Inside the Industry

Canadian Metalworking's new readership survey is in ...and it reveals much about the Canadian industry

Chart 1 (see feature image)

The ownership structure of Canadian metalworking enterprises is heavily skewed toward entrepreneurial activity, with the majority responding as privately owned. Single person ownership is a low 12.1 percent, reflecting the difficulty in managing and financing a profitable business in this sector. Limited partnerships are similarly few, but most surprising are the small number of publicly traded companies in the sector, the result of corporate concentration at the top of the industry along with foreign firm buyouts of Canadian operations and offshoring.
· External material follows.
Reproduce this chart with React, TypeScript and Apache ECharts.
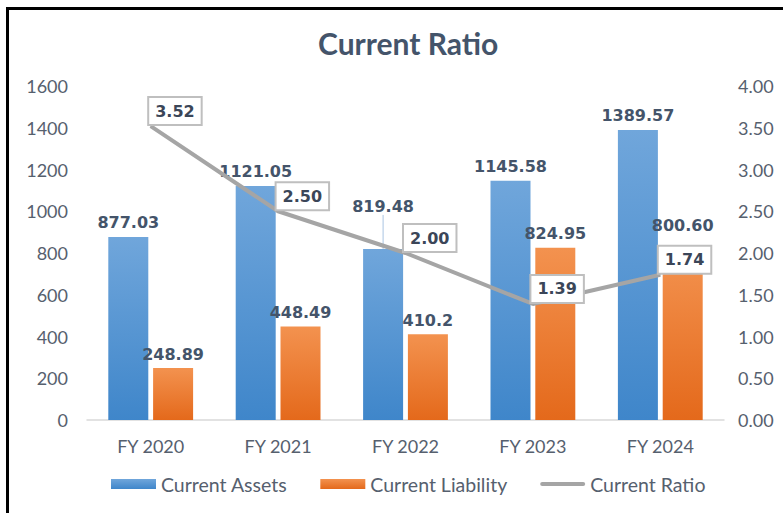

Annual billings reveal a significant gap in the middle of the industry. Only 13.7 percent of respondents show billing between five and ten million dollars, the traditional "sweet spot " for mid-size manufacturers. This also suggests manufacturing losses to low-wage jurisdictions. Over half bill in the under five million dollar category, reflecting the large number of job shops and specialty service firms in the industry. Over a third are in the over ten million category, reflecting the increasing power of larger companies post-recession that have survived outsourcing. The key fact is the categories are not based on averages, which can skew statistics by bias towards major automakers or Tier One OEM’s ... metalworking in Canada is trending toward larger firms.

Employment is an interesting contrast to the billing profile. Fully a quarter of respondents employ ten or fewer workers, reflecting the job shop core of the Canadian industry but at higher head counts, there’s no clear trend. Operations with more than 250 employees have a slight statistical edge, but the key trend is the discrepancy between the even spread of this chart and the "hole" in the middle of the annual billings stats shown in Chart 2. This suggests a decoupling of the employee count and billings in the middle of the industry, a sign of a surge in automation in firms billing 5 to10 million dollars annually, or a threshold level where job shops are adding manufacturing capability and boosting cash flow. Another factor is the emergence of super-productive highly automated manufacturing operations that generate large billings with job-shop levels of employment.

Chart 4 closely tracks the annual billings stats from Chart 2, with a notable "hole" in the 16 to 50-machine categories. Offshoring is a likely culprit, as medium sized manufacturing has declined considerably, while job shops and larger firms have been better able to survive the low-cost competition as well as recession. 18 percent of respondents use more than 50 machines, reflecting the growing strength of manufacturers with the critical mass to add new technology as needed to control cost and maintain quality. The resurgence of the auto segment is a major factor within a slowly recovering manufacturing sector.

The equipment portion of the survey shows that primary metal cutting and fabricating equipment is well distributed in the industry. Relative weakness in quality control and automated manufacturing equipment is more troubling….both will need to show significant increases over the next decade to maintain both capability and competitiveness.

An Internet presence is a given or modern corporations from convenience stores to multinationals, so its no surprise that Canadian metalworking business have an almost 100 percent presence on the Web. In terms of the sites where Canadian firms are most active, however, the results might surprise. Google is naturally the out front winner at 42 percent of respondents, not surprising for the world’s number one search engine, but take a look at the social media numbers. Facebook is a weak 14 percent and Twitter carries a miniscule 4.2 percent participation rate. YouTube and LinkedIn are also weak, although company blogs are more prominent at 15.4 percent. The suggestion is clear: social media sites are still the playgrounds for youth and after-hours chat, rather than a major tool for positioning Canadian metalworking enterprises. What do the numbers tell us? The Canadian metalworking industry is truly past the painful restructuring of the recession, but far from the kind of health enjoyed in the pre-offshore era. Survivors have invested heavily in automation and the shift away from medium-sized operations points to a future of specialized, knowledge-heavy job shops and large, capital-intensive mass production manufacturers. Add disruptive technologies, mainly from the additive manufacturing segment and the lines between job shop and production facility might blur to insignificance. In the meantime, it’s still about quality, delivery and price.